A policeman held up a hand in front of Pierce's Jeep and a line of other cars while hordes of Wal-Mart managers, in town for their annual convention, jaywalked across 13th Street from Municipal Auditorium to Bartle Hall.
Pierce wasn't frustrated by the delay, though.
"I was thrilled," he says.
Pierce spent several years working for Kansas City's Economic Development Corporation, trying to lure businesses downtown. The miniparade was exactly the sort of phenomenon Pierce had hoped to create.
Last year, though, Pierce and his wife bought a bar, Jilly's on Broadway, just four blocks south of the convention center. Now he was serving drinks instead of buying them, and on February 3, those Wal-Mart associates looked mighty thirsty.
So Pierce drove back to Jilly's and grabbed a flier about that night's jam session with the Everette DeVan Trio. He imagined a house packed with blue-vested out-of-towners sloshing martinis instead of slashing prices while DeVan hammered on his Hammond B3. Pierce fired off 200 copies at nearby Soli Printing and dispatched one of his employees to hand out fliers to the Wal-Martians.
He figured they deserved a good time after the high-profile 1997 fiasco, when they arrived to find disgusting restrooms, dim lighting and haywire thermostats inside Bartle Hall, and icy, unplowed streets outside.
Pierce planned to show them that downtown Kansas City knows how to treat a guest.
Instead, a Bartle Hall rent-a-cop threatened Pierce's pamphleteer with arrest.
Who knew you needed a permit to hand out party invitations in KC?
The city's municipal code calls for a license to pass out commercial handbills.
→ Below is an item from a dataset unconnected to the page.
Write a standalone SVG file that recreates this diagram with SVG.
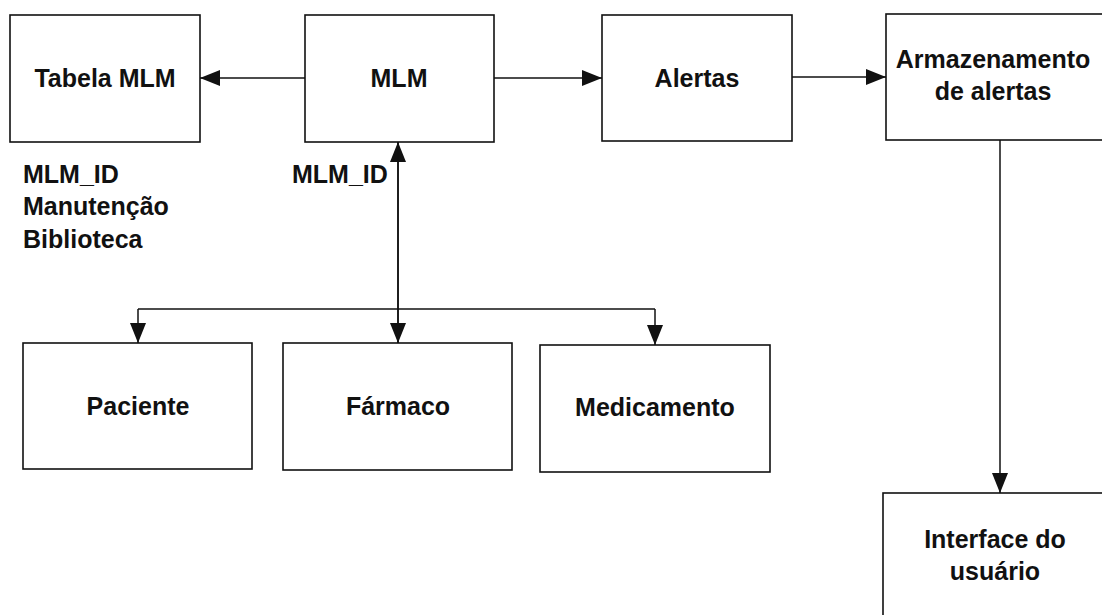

For businesses like Jilly's, that privilege costs $1 a year.
"[The city is] trying to keep the nuisance level down as far as random trash flying through the air," explains James Diaz, who handles business licenses for the city Finance Department. Diaz can't account for the minuscule fee and says his department issues only a couple of such licenses each year.
Bill Langley, deputy director of the city's Convention Department, says it might have been one of Wal-Mart's own people who intercepted Pierce's man.
"They are hypersensitive and very concerned about corporate espionage," Langley says, though he admits that doesn't give them the right to threaten people. If it was one of the twelve security guards who work for the city patrolling Bartle Hall, no one admitted it to Langley.
In any event, the day of the incident, Pierce collected his man and his undelivered fliers, then sent a letter to Mayor Kay Barnes asking for answers.
"Our reward for investing downtown, improving the options for locals and visitors downtown, supporting local talent, and promoting Kansas City Jazz was to be threatened with a fine," Pierce wrote. "With all the talk of building the urban core, promoting small business downtown, improving amenities, attracting and retaining visitors and enhancing the risk ratio for investors, this would seem somewhat counterintuitive."
And on the night of February 3, he watched DeVan play to a crowd of forty or so locals while the Wal-Mart conventioneers presumably remained cloistered in their hotel rooms wondering why they come back to this town every year.